6.4.10

...Tom Foolery...

03 APRIL 2010

Happy April Fools, everyone. The giddy childish play of this practical joke holiday was not lost on the soldiers of my team; in fact, it seemed to define our last mission.

The list of things to do before your gun trucks can leave the gate is much longer than we’d like it to be. Hours of inspections, packing, functions checks and so on. So you can imagine our relief when the trans unit we were going to escort told us the mission would get a late start the following day. We occupied the hours of night with movies and Starbucks and phone calls home, the variety of amenities here at resort Buehring. Some of us hadn’t made it to bed still, when our boss came running through the billets half naked. He was screaming, “Let’s go” and “Move your ass” and other little NCO clichés of motivation. The whole team was late, late for a time hack that never existed, our naked boss included.

When morale is high and bad things happen, Joe doesn’t get mad, Joe catches a bit of the crazies. Couple that with a holiday built around the crazies and what you get is a bunch of grown men giving their best impressions of their children.

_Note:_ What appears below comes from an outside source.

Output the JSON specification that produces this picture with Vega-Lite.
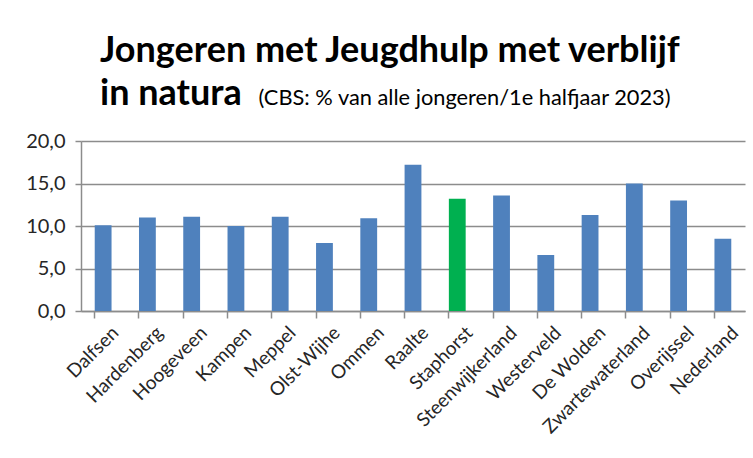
{
  "$schema": "https://vega.github.io/schema/vega-lite/v6.json",
  "width": 664,
  "height": 170,
  "autosize": {"type": "none"},
  "padding": {"left": 81, "top": 141, "right": 8, "bottom": 147},
  "background": "white",
  "title": {
    "text": ["Jongeren met Jeugdhulp met verblijf", "in natura"],
    "anchor": "start",
    "frame": "group",
    "dx": 19,
    "fontSize": 36,
    "lineHeight": 43,
    "font": "Lato",
    "fontWeight": "bold",
    "color": "#000000",
    "offset": -26
  },
  "data": {
    "values": [
      {"gemeente": "Dalfsen", "waarde": 10.1, "groep": "overig"},
      {"gemeente": "Hardenberg", "waarde": 11.0, "groep": "overig"},
      {"gemeente": "Hoogeveen", "waarde": 11.1, "groep": "overig"},
      {"gemeente": "Kampen", "waarde": 10.0, "groep": "overig"},
      {"gemeente": "Meppel", "waarde": 11.1, "groep": "overig"},
      {"gemeente": "Olst-Wijhe", "waarde": 8.0, "groep": "overig"},
      {"gemeente": "Ommen", "waarde": 10.9, "groep": "overig"},
      {"gemeente": "Raalte", "waarde": 17.2, "groep": "overig"},
      {"gemeente": "Staphorst", "waarde": 13.2, "groep": "Staphorst"},
      {"gemeente": "Steenwijkerland", "waarde": 13.6, "groep": "overig"},
      {"gemeente": "Westerveld", "waarde": 6.6, "groep": "overig"},
      {"gemeente": "De Wolden", "waarde": 11.3, "groep": "overig"},
      {"gemeente": "Zwartewaterland", "waarde": 15.0, "groep": "overig"},
      {"gemeente": "Overijssel", "waarde": 13.0, "groep": "overig"},
      {"gemeente": "Nederland", "waarde": 8.5, "groep": "overig"}
    ]
  },
  "layer": [
    {
      "mark": {"type": "bar"},
      "encoding": {
        "x": {
          "field": "gemeente",
          "type": "nominal",
          "sort": null,
          "scale": {"paddingInner": 0.62, "paddingOuter": 0.31},
          "axis": {
            "title": null,
            "labelAngle": -45,
            "labelFont": "Lato",
            "labelFontSize": 19,
            "labelColor": "#262626",
            "labelPadding": 12,
            "labelOffset": 6,
            "ticks": false,
            "domain": false,
            "grid": false
          }
        },
        "y": {
          "field": "waarde",
          "type": "quantitative",
          "scale": {"domain": [0, 20], "nice": false},
          "axis": {
            "title": "(CBS: % van alle jongeren/1e halfjaar 2023)",
            "titleAngle": 0,
            "titleX": 177,
            "titleY": -37,
            "titleAlign": "left",
            "titleBaseline": "alphabetic",
            "titleFont": "Lato",
            "titleFontSize": 21.8,
            "titleFontWeight": "normal",
            "titleColor": "#000000",
            "values": [0, 5, 10, 15, 20],
            "format": ".1f",
            "labelFont": "Lato",
            "labelFontSize": 20,
            "labelColor": "#262626",
            "labelPadding": 10,
            "tickSize": 6,
            "tickColor": "#8c8c8c",
            "tickWidth": 1.5,
            "domainColor": "#8c8c8c",
            "domainWidth": 1.5,
            "gridColor": "#8c8c8c",
            "gridWidth": 1.5
          }
        },
        "color": {
          "field": "groep",
          "type": "nominal",
          "scale": {"domain": ["overig", "Staphorst"], "range": ["#4f81bd", "#00b050"]},
          "legend": null
        }
      }
    },
    {
      "mark": {"type": "tick", "opacity": 0},
      "encoding": {
        "x": {
          "field": "gemeente",
          "type": "nominal",
          "sort": null,
          "axis": {
            "title": null,
            "orient": "bottom",
            "bandPosition": 0,
            "labels": false,
            "ticks": true,
            "tickSize": 7,
            "tickColor": "#8c8c8c",
            "tickWidth": 1.5,
            "domain": true,
            "domainColor": "#8c8c8c",
            "domainWidth": 1.5,
            "grid": false
          }
        },
        "y": {"field": "waarde", "type": "quantitative"}
      }
    }
  ],
  "resolve": {"axis": {"x": "independent"}},
  "config": {
    "locale": {"number": {"decimal": ",", "thousands": ".", "grouping": [3], "currency": ["€", ""]}},
    "view": {"stroke": null}
  }
}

Two of our gunners had a battle with Honey Buns, throwing thousands of calories at each other while their trucks moved in and out of the convoy. Another soldier’s doggy bag of chicken wings was secretly slathered in hot sauce, sending him to the latrine for the better part of an hour. And at our transit tent the first morning, our boss woke us all again, told us to be productive with our time and when the last man left, our boss laid back down and slept. The Army Combat Shirt is a form-fitting top worn underneath our tactical load. We switched our 5’10, 220lbs boss’ top with one that belonged to a 5’7, 150lbs Joe. It was like watching the Hulk try to put on his mild-mannered counterpart’s clothes after he had already made his transition to rage.

Soaking in the spirits of all this Tom Foolery made it difficult to believe our youngest truck leader, a corporal, when he told us our return trip would roll out at 0200. It was made more difficult to believe when our trans unit pulled into the staging lane an hour and some odd minutes later. I’m still not sure if it was shenanigans on our part, or incompetence on theirs. Oh well, I guess.

The last of our annoyingly comical set backs brought just a glimmer of real world affect. As we snaked our way through the FOB exit and merged to the southbound lane, one of the rear trans trucks broke down. I could still see the guard towers when I stepped out of my truck. A friend of mine from another gun truck—a veteran of Iraq from a time when you could still call this a war with a straight face—walked back to give me a hand with security. We walked the desert, kicking up dust and sand, and cleared it of bombs and bullies. It felt like real Army work, just a little quieter than I remember.

The repairs were finished as the sun met up with the horizon, and we had to share the road home with the civilian traffic that comes with morning. The children were out of bed and along the roadside. And our gunners were tired of their April Fools games and turned their efforts to dropping bottles of water to the boys and girls of the baking desert oven.

But Private Murphy had one last zinger in him. Our convoy limped across the border with bloodshot eyes and sore backsides. We were less than an hour’s drive to warm meals and hot showers and the familiar cushion of a cozy bed. But before we could enjoy any of that, we would have to hoist a humvee, and change the flat tire.